▶ _Requirements_
Write out every line below that includes the word "standalone".

▶ _Material for this exercise_
-- -- --

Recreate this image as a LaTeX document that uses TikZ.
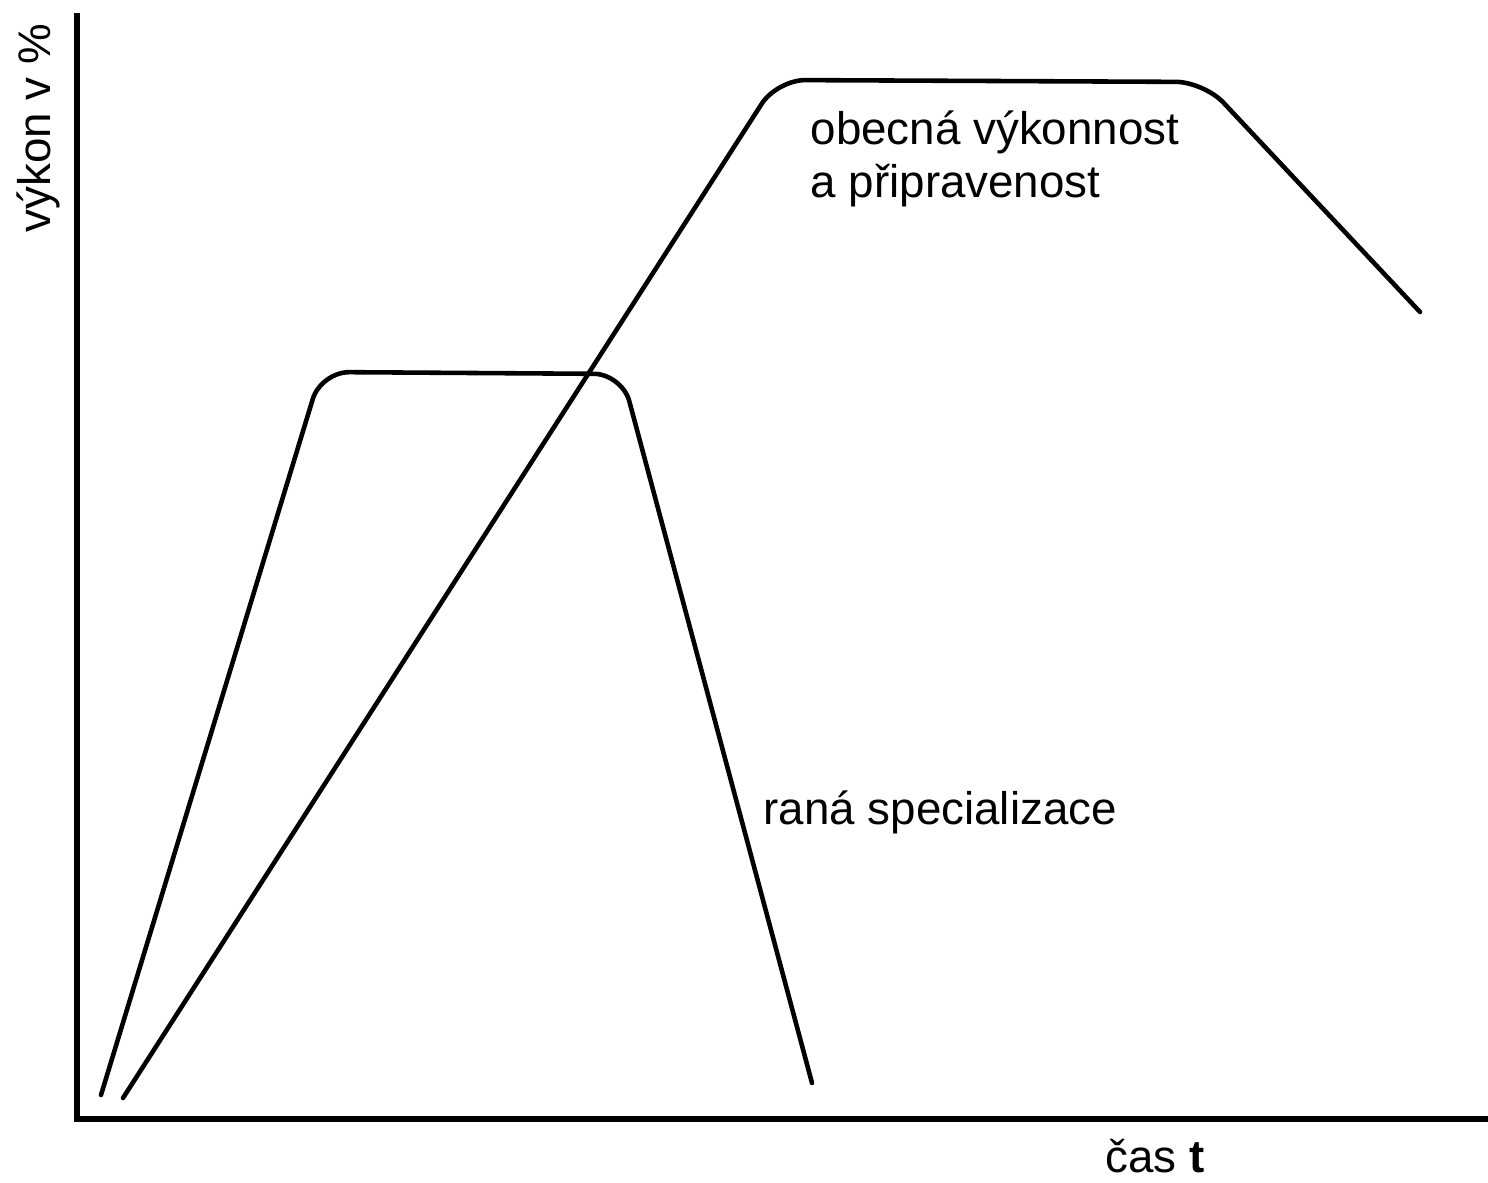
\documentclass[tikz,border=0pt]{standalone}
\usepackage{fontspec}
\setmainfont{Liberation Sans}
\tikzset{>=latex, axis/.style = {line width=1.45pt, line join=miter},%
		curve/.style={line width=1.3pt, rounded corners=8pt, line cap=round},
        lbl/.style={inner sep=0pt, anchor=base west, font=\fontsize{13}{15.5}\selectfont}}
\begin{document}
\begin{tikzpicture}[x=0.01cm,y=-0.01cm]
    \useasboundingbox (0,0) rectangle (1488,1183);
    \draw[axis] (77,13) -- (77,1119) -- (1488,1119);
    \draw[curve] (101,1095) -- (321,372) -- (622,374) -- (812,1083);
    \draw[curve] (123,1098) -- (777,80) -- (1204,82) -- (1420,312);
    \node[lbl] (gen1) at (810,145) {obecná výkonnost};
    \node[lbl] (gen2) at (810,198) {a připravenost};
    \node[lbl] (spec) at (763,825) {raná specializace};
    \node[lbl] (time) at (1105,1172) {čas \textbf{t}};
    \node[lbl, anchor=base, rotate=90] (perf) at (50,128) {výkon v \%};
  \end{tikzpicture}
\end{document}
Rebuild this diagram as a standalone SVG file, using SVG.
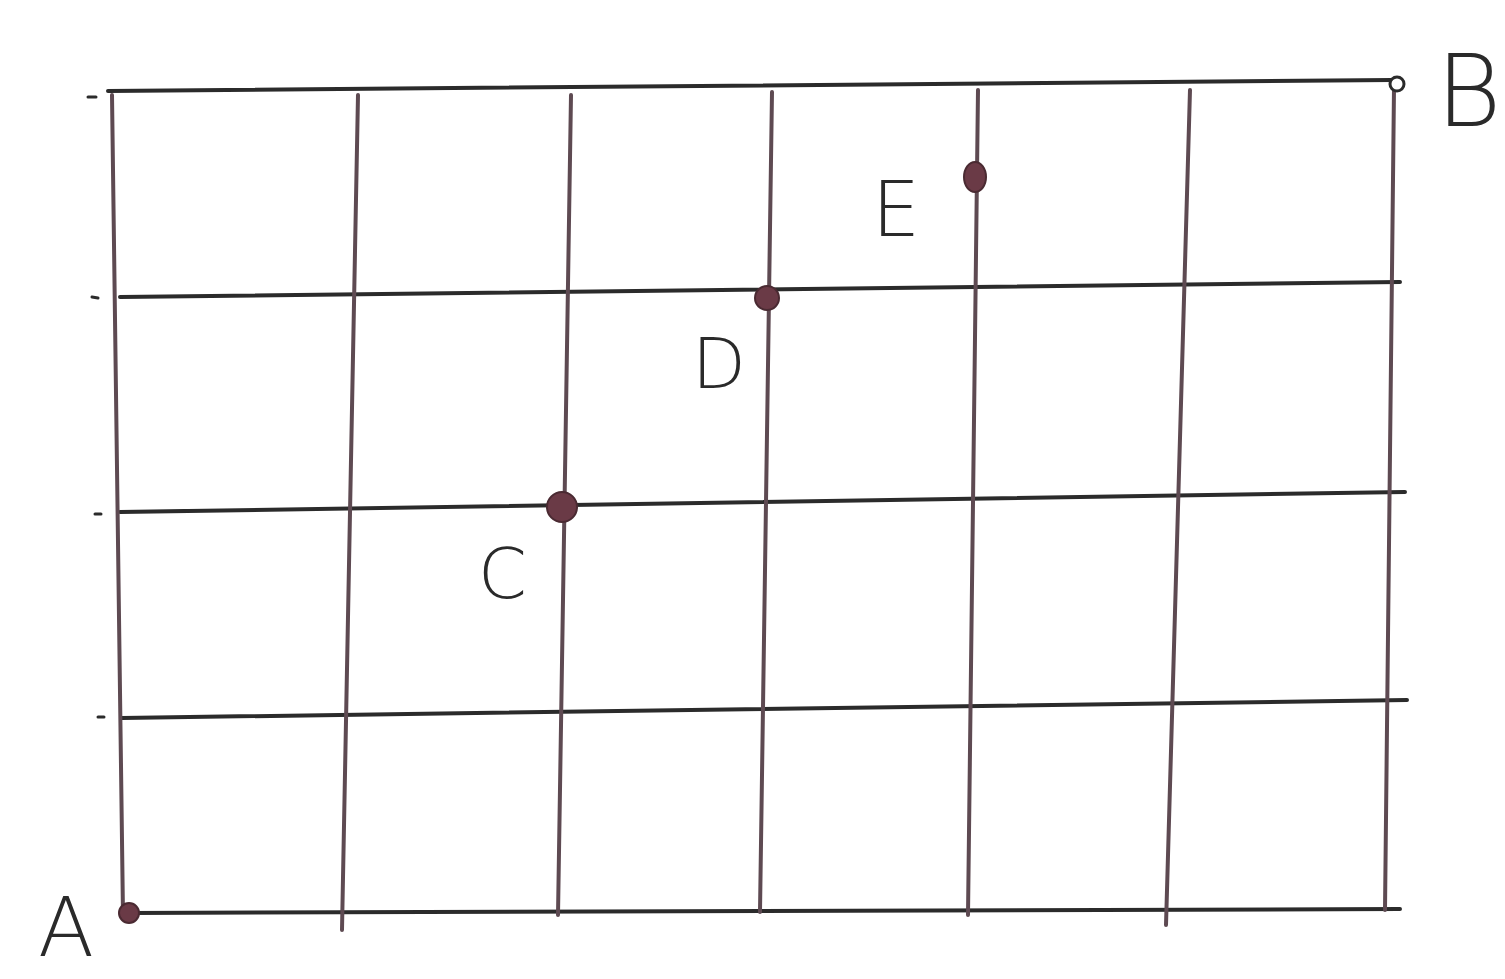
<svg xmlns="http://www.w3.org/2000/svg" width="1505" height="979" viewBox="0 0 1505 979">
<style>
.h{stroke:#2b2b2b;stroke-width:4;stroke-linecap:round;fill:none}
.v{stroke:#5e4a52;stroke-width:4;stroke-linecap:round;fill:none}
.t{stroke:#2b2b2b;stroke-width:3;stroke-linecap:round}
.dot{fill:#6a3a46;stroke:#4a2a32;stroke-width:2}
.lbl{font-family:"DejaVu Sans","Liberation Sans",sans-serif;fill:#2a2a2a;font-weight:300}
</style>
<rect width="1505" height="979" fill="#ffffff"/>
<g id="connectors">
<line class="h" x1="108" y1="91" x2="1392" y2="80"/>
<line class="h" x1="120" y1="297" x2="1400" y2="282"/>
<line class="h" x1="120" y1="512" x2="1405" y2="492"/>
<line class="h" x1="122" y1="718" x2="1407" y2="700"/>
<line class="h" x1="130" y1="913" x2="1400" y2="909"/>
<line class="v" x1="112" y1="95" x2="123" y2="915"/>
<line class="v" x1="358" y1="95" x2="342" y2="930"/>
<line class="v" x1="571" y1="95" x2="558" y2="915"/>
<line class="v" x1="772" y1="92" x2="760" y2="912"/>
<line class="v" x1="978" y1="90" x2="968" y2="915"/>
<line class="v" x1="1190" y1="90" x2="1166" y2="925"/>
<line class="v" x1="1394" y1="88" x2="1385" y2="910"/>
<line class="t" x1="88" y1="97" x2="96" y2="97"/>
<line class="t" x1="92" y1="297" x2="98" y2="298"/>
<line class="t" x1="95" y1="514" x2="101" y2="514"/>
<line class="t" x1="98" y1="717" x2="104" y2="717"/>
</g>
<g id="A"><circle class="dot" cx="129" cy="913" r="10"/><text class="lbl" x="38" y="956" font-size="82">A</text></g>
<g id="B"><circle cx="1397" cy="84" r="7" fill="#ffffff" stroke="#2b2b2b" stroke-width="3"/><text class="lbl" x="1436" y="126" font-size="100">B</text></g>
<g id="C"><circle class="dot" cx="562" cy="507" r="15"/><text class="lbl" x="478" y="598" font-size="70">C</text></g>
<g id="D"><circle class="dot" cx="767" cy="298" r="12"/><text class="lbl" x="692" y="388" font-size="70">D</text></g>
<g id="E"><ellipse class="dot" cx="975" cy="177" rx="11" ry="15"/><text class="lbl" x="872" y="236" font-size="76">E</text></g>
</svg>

-- -- --

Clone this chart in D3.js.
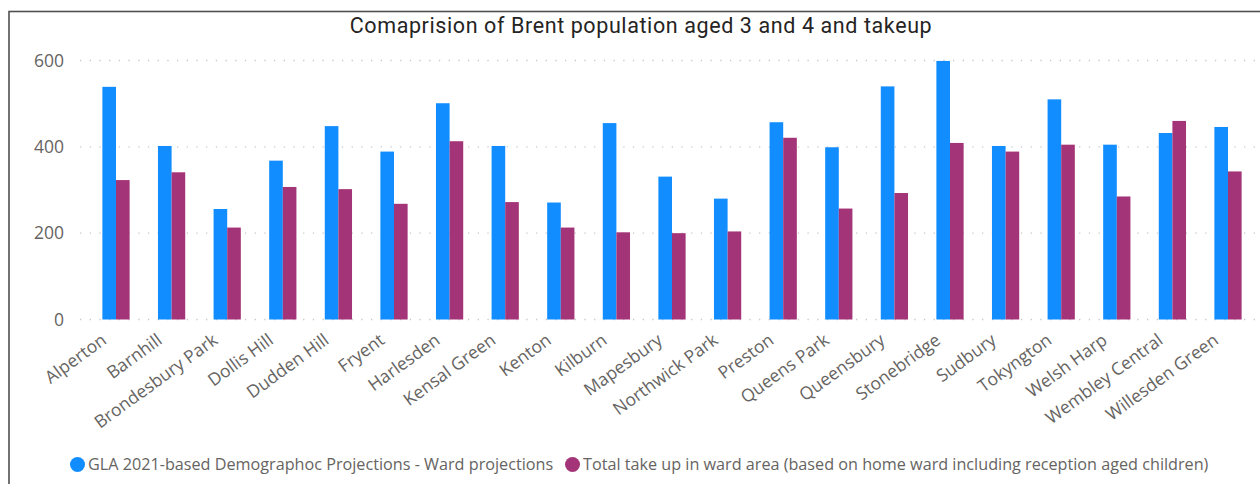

-- -- --

▶ _Exercise solution_
\documentclass[tikz,border=0pt]{standalone}
Rebuild this diagram as a standalone SVG file, using SVG.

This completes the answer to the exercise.